Set problem: In the data below, locate the line containing "Reproduce this chart with Apache ECharts." and the line containing "const chart = echarts.init(document.getElementById('chart'))", then retype both and everything between them exactly. Pictures are not part of the copy.

Information provided:

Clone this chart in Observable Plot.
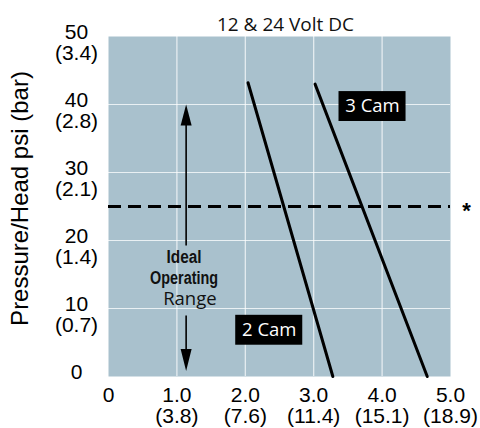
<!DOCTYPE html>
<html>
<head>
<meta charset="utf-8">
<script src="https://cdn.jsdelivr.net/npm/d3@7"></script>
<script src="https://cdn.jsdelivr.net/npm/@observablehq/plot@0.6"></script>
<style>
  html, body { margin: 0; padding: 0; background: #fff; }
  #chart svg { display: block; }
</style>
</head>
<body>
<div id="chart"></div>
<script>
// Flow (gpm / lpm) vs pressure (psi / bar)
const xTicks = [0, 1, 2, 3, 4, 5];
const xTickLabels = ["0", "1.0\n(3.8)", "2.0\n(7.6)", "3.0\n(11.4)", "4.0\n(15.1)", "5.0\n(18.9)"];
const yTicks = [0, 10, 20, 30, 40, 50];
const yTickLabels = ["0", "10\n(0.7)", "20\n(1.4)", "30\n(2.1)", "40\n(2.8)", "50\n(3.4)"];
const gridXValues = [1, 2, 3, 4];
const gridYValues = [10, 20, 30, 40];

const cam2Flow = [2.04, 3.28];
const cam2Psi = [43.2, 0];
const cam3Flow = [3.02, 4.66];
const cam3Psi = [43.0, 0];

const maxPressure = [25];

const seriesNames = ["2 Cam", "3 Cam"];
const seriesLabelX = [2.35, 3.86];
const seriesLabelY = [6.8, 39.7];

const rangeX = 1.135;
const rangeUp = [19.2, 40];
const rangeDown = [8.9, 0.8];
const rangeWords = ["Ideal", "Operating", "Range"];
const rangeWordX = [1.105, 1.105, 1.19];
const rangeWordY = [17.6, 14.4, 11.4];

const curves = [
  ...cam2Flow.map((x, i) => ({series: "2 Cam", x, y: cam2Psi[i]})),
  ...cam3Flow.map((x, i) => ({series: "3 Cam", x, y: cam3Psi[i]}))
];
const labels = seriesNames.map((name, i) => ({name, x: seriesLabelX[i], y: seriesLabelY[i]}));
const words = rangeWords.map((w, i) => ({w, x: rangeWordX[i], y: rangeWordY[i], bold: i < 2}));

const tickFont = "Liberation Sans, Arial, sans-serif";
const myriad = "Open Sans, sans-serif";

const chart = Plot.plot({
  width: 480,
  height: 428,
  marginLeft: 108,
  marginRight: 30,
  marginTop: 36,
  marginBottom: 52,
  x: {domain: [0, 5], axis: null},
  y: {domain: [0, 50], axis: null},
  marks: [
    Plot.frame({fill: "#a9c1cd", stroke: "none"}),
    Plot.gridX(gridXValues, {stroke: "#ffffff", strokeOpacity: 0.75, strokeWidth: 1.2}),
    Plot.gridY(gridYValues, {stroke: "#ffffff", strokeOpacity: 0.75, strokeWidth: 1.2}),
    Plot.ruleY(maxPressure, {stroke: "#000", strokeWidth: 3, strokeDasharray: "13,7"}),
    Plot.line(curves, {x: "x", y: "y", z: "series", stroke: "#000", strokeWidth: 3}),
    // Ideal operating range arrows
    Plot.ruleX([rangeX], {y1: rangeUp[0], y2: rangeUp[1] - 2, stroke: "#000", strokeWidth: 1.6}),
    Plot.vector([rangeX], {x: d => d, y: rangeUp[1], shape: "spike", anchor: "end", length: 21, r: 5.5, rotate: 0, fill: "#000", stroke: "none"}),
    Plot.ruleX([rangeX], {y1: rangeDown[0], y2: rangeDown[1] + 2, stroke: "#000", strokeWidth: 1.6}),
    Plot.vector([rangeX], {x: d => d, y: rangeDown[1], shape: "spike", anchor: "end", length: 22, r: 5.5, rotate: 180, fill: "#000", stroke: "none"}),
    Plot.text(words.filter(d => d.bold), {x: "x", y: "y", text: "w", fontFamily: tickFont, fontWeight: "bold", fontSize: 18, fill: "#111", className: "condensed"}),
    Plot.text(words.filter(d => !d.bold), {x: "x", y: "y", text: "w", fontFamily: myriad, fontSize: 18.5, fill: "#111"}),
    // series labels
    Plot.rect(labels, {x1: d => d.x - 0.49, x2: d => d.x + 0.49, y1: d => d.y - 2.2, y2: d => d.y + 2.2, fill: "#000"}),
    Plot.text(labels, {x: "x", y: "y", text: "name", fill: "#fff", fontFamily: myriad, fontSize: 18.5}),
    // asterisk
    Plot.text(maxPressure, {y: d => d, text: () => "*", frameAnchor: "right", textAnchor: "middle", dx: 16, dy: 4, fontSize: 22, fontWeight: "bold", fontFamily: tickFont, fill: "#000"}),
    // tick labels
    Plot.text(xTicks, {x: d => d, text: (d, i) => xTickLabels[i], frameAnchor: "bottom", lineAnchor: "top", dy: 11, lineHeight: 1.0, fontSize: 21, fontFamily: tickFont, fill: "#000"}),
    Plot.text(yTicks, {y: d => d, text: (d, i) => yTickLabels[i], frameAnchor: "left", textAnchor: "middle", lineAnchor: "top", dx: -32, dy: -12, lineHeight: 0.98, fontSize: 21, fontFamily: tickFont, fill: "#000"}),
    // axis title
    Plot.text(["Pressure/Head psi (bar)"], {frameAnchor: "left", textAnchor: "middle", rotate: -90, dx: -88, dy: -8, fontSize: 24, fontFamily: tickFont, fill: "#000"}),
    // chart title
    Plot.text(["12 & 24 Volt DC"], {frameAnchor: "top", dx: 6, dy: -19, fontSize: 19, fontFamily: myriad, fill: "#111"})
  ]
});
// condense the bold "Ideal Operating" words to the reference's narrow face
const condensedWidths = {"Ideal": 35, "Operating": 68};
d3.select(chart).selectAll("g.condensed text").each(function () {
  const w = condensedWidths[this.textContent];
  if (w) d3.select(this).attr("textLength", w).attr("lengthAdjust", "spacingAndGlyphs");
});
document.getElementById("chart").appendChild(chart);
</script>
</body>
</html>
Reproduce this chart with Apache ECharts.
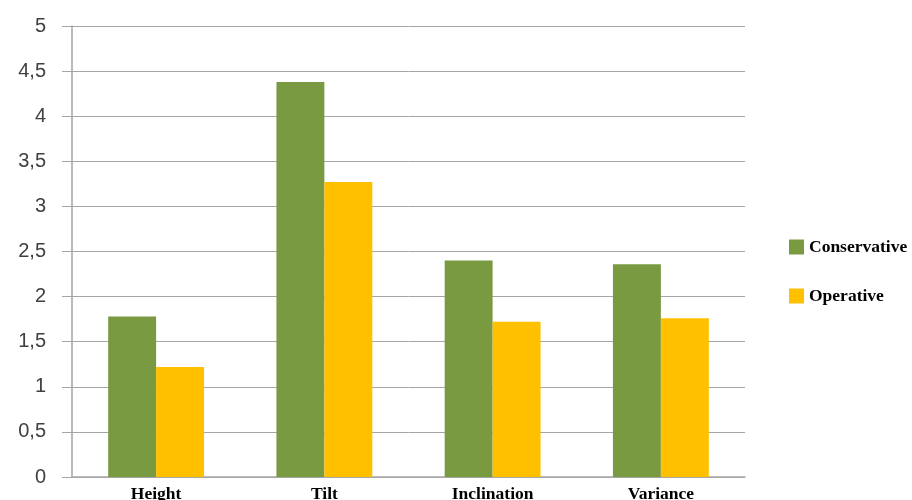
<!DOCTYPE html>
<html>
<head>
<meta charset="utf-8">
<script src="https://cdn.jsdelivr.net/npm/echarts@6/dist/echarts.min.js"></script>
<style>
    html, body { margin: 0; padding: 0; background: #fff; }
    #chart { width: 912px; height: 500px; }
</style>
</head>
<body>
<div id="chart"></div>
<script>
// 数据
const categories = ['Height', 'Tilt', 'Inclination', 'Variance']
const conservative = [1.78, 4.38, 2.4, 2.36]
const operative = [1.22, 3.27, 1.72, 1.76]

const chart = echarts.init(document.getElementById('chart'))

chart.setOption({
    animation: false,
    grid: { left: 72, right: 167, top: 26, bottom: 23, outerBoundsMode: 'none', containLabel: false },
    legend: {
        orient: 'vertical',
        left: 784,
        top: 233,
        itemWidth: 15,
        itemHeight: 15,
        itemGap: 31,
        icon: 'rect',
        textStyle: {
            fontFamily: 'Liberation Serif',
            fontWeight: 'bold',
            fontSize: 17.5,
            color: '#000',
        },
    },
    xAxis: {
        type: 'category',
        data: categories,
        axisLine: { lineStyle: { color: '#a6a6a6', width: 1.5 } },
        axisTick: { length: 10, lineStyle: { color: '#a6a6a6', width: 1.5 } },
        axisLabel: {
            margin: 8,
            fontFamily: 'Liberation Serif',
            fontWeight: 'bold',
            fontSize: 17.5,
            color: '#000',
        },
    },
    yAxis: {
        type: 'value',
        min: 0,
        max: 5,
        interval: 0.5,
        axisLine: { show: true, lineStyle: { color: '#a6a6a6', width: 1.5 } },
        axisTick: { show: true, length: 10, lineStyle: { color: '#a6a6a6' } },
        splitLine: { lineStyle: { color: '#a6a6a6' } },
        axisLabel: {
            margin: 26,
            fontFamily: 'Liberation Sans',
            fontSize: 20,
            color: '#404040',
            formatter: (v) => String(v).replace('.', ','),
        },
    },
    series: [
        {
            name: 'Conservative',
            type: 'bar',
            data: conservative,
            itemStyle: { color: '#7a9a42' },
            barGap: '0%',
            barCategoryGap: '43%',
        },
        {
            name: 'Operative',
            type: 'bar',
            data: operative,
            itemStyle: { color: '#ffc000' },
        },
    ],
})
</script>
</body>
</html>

Response:
Reproduce this chart with Apache ECharts.
<!DOCTYPE html>
<html>
<head>
<meta charset="utf-8">
<script src="https://cdn.jsdelivr.net/npm/echarts@6/dist/echarts.min.js"></script>
<style>
    html, body { margin: 0; padding: 0; background: #fff; }
    #chart { width: 912px; height: 500px; }
</style>
</head>
<body>
<div id="chart"></div>
<script>
// 数据
const categories = ['Height', 'Tilt', 'Inclination', 'Variance']
const conservative = [1.78, 4.38, 2.4, 2.36]
const operative = [1.22, 3.27, 1.72, 1.76]

const chart = echarts.init(document.getElementById('chart'))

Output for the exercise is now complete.